Previously, employees had to enter new customer data in four or five separate programs to ensure information was consistent across the bank. It also was difficult for the thrift's employees to get a complete view of a customer's product relationship with the bank without bringing up multiple work screens. "Because the systems were so disparate, if you wanted to do any data entry ... you had to have all those applications up," Robel says. "We eliminated a lot of that with Fiserv."

The deal also was a major coup for Fiserv, and in many ways vindication that the slew of acquisitions it completed in 2007 and 2008, including its $4.4 billion purchase of the electronic bill-payment and online banking software maker CheckFree Corp., is helping win new business.

"It really builds on the Fiserv 2.0 strategy that we delivered back in 2006, which was to bring our products together to provide larger bundles of value for the clients," Jeffery Yabuki, Fiserv's president and chief executive, said. The catalyst that prompted American Savings Bank's management to consider upgrading its technology was the impending contract renewal for the core system it was using at the time from Metavante Technologies Inc. [Metavante is now owned by FIS.]

Although the contract was not due for another two and a half years, Robel knew simply deciding whether to convert to a new system would be difficult. "You never want to go through a switch like this," he said. "It's not an easy activity to do.

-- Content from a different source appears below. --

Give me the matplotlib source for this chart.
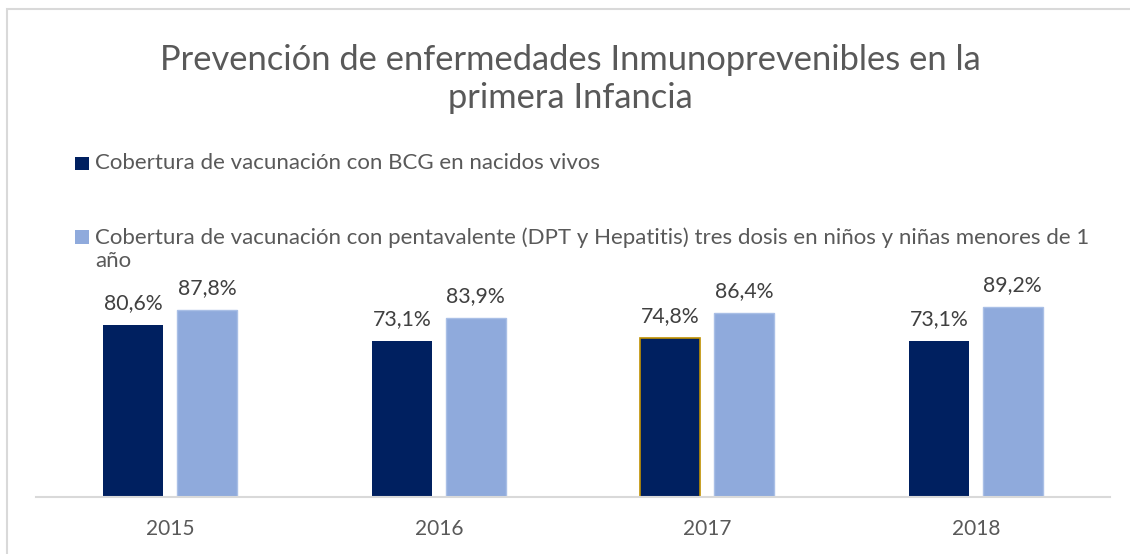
import matplotlib.pyplot as plt
from matplotlib.patches import Rectangle
import numpy as np

plt.rcParams["font.family"] = ["Lato", "DejaVu Sans"]

years = ["2015", "2016", "2017", "2018"]
bcg = [80.6, 73.1, 74.8, 73.1]
penta = [87.8, 83.9, 86.4, 89.2]
series_labels = [
    "Cobertura de vacunación con BCG en nacidos vivos",
    "Cobertura de vacunación con pentavalente (DPT y Hepatitis) tres dosis en niños y niñas menores de 1\naño",
]
title = "Prevención de enfermedades Inmunoprevenibles en la\nprimera Infancia"

dark = "#002060"
light = "#8FAADC"
grey_txt = "#595959"

W, H = 1130, 554
fig = plt.figure(figsize=(W / 100, H / 100), dpi=100)

# cadre gris autour du graphique
fig.patches.append(Rectangle((7 / W, -0.1), 1.2, (H - 9) / H + 0.1, transform=fig.transFigure,
                             fill=False, edgecolor="#D9D9D9", linewidth=1.5))

ax = fig.add_axes([36 / W, 57 / H, (1110 - 36) / W, 213 / H])
x = np.arange(len(years))
w = 0.2235
off = 0.137
b1 = ax.bar(x - off, bcg, w, color=dark)
b2 = ax.bar(x + off, penta, w, color=light, edgecolor="#A9BFE6", linewidth=1)
b1[2].set_edgecolor("#BF9000")
b1[2].set_linewidth(1.2)

for bars, vals in ((b1, bcg), (b2, penta)):
    for r, v in zip(bars, vals):
        ax.annotate(f"{v:.1f}%".replace(".", ","), (r.get_x() + r.get_width() / 2, v),
                    xytext=(0, 8.5), textcoords="offset points", ha="center", va="bottom",
                    fontsize=15.3, color="#404040")

ax.set_xlim(-0.5, len(years) - 0.5)
ax.set_ylim(0, 100)
ax.set_xticks(x)
ax.set_xticklabels(years, fontsize=15, color=grey_txt)
ax.tick_params(axis="x", length=0, pad=16)
ax.set_yticks([])
for s in ["top", "right", "left"]:
    ax.spines[s].set_visible(False)
ax.spines["bottom"].set_color("#D9D9D9")
ax.spines["bottom"].set_linewidth(1.5)

# titre
fig.text(570 / W, 1 - 79 / H, title, ha="center", va="center", fontsize=24.8,
         color=grey_txt, linespacing=1.26)

# légende
fig.patches.append(Rectangle((75 / W, 1 - 170 / H), 14 / W, 13 / H, transform=fig.transFigure,
                             facecolor=dark, edgecolor="none"))
fig.text(95 / W, 1 - 163 / H, series_labels[0], ha="left", va="center", fontsize=16, color=grey_txt)
fig.patches.append(Rectangle((75 / W, 1 - 244 / H), 14 / W, 14 / H, transform=fig.transFigure,
                             facecolor=light, edgecolor="none"))
fig.text(95 / W, 1 - 249 / H, series_labels[1], ha="left", va="center", fontsize=16, color=grey_txt,
         linespacing=1.2)

fig.savefig("out.png", dpi=100)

It doesn't stop progress but it does require a lot of focus, which does limit your capabilities to do other things."

American Savings Bank started the evaluation process in January 2008 to determine whether it should switch vendors. At the end of the year the company decided it should move its core system along with its cash management, Internet banking, branch capture, lending and numerous other programs to Fiserv.

Because the project affected virtually every part of the 57-branch institution, Robel knew communication would be crucial. He organized employees into teams with responsibility over the thrift's different operating areas and put them in charge of making sure the conversions affecting their areas stayed on track. Every Monday all stakeholders involved in the project met from 8 a.m. to 2 p.m. to go over progress on each conversion, he said. "It was grueling, it was excruciating, it was painful, it was intensive and you were not excused from attending," Robel said.

The implementation process, which took 14 months and was mostly completed in May of this year, occurred without any major missteps. However, Robel said he underestimated the level of human resources needed to complete the project. He brought on contractors to help manage the upgrades.

Robel and Yabuki declined to discuss the project's costs, but Robel urged other bank executives to cushion budgets for major technology conversions and add extra time to meet deadlines.

Deals in which a bank decides to deploy several products, not just a core system, now are par for the course for most major vendors. However, to have a bank embark on the installation of numerous programs at once like American Savings Bank is still rare for Fiserv, Yabuki said.

"For the last couple of years it is more typical that we would see people buy a large number of attachment products to the core," he said. "This was significant because typically you don't see someone do a 'big bang' conversion of this magnitude. You see different pacing. American Savings Bank saw the different points of value and they wanted to get them in as quickly as they could."

American Savings Bank's makeover is likely a harbinger of things to come for financial technology vendors as midsize banks, especially, try to differentiate themselves and steal market share from their larger competitors. "This group of banks will be launching core banking initiatives that will, I believe, threaten the underbelly of the large-tier market as far as banks are concerned," says Don Free, a research director with the market research firm Gartner Inc. "In most cases as we start getting up the food chain in asset size, the systems are very complex because they're very line-of-business oriented."

"Tackling that and maintaining the integration is very expensive, so most of the CEOs that are being hired for these style of banks are looking to upgrade the foundational support of their businesses with an eye toward providing better value, better cost savings and overall effectiveness of the organization."

Though American Savings Bank recently completed its conversion, it already is seeing signs that its ability to onboard and cross-sell to customers is improving, Robel said, which is significant because of the thrift's unique geographic location.

"What we've done is try to be very creative in a [market] that doesn't grow like the other markets in the mainland," Robel said.